Is the price of gold manipulated?
If so, why?
I recently dug deep into this topic,
and here is what I learned.
The price of gold is manipulated to protect the perceived strength of fiat currencies (US Dollar).
While a large portion of the world’s gold is held by private citizens in the form of jewelry,
central banks also hold gold as an asset in their reserves.
My first question was,
if gold is being manipulated,
who is behind it?
Next question was why?
I went through a lot of material, and will share a few of the best resources in the comments.
Central banks, which issue fiat currencies like the USD and the Euro,
Have a vested interest in suppressing the price of gold.
I’ll use the US Dollar as an example,
but this applies to other currencies.
People compare the value of a dollar to value of gold to measure the strength of the currency.
If you could buy an ounce of gold for $100 on day 1,
and buy an ounce of gold for $200 on day 2,
You could conclude the the dollar is losing value.
As the US dollar value has been inflated due to increased money supply,
and shortages in essential food and energy items,
People get scared when they feel like the dollar is losing value.
When people get scared,
it diminishes their confidence in the US Dollar,
(which is not backed by any hard assets so faith and trust is important)

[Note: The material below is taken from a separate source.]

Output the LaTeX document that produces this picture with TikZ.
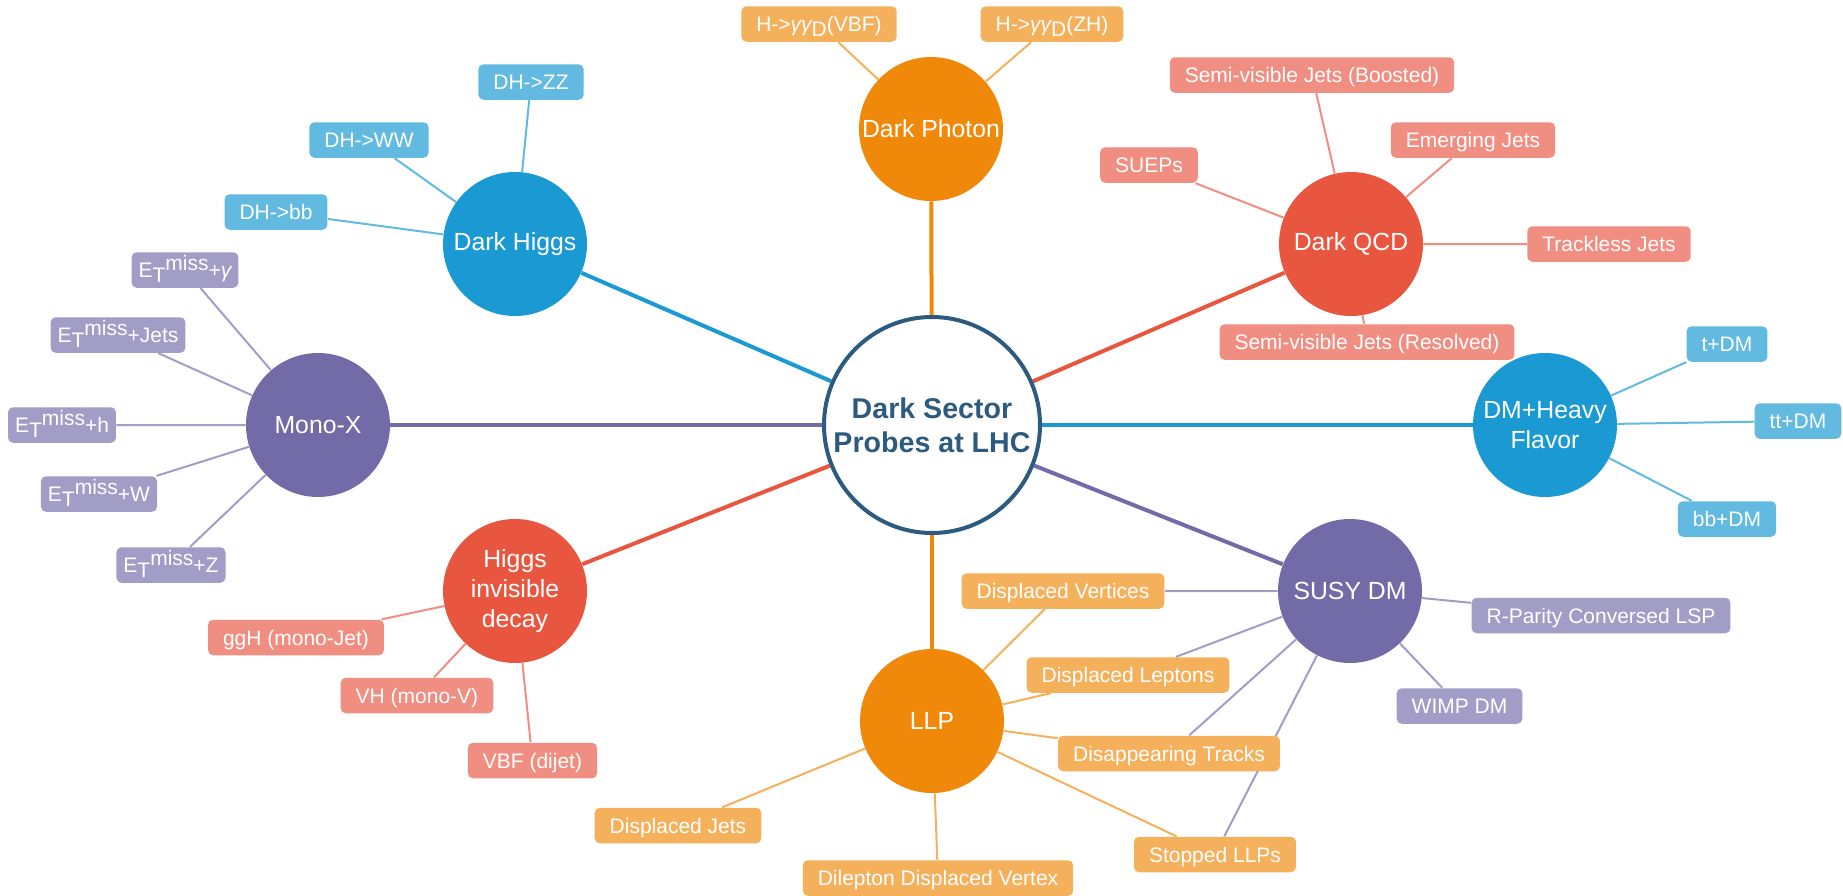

The Central Bank wants people across the world to be confident that the US Dollar is a strong, stable currency.
How do they manipulate the price?
The central bank “lends” their gold to other banks.
They don’t lend the actual gold,
just a paper certificate that represents the gold.
Similar to how poker chips represent money at a casino.
The banks take those paper certificates,
Sell them for currency,
And buy other yield bearing assets like bonds.
After they make a profit from the bond,
They sell the bond,
Take the money and buy back the gold paper certificate,
And have a net profit from this borrowed gold.
The problem is that the same physical gold can be “lent” many times over,
As the paper certificates don’t correlate to specific gold bars in reserve.
So the paper certificate gold supply exceeds what actually exists in the vaults.
The banks can,
when necessary,
use those paper certificates to issue “naked shorts”
A short is a contract that basically bets the asset will go down in value.
Naked shorts are different than legal shorts because normally you take possession of the asset being shorted, or at least have proof the asset exists.
With a naked short,
no such proof exists,
which is why they are illegal.
The naked shorts are placed at a specific time in the futures market,
Which creates a cascade of selling,
(Some funds have pre-programmed instructions to sell if the price goes below a specific point)
Which further drives down the price.
Net result is gold does not appear to be a good store of value,
So anyone worried about the value of the dollar,
Doesn’t accumulate gold to protect their wealth.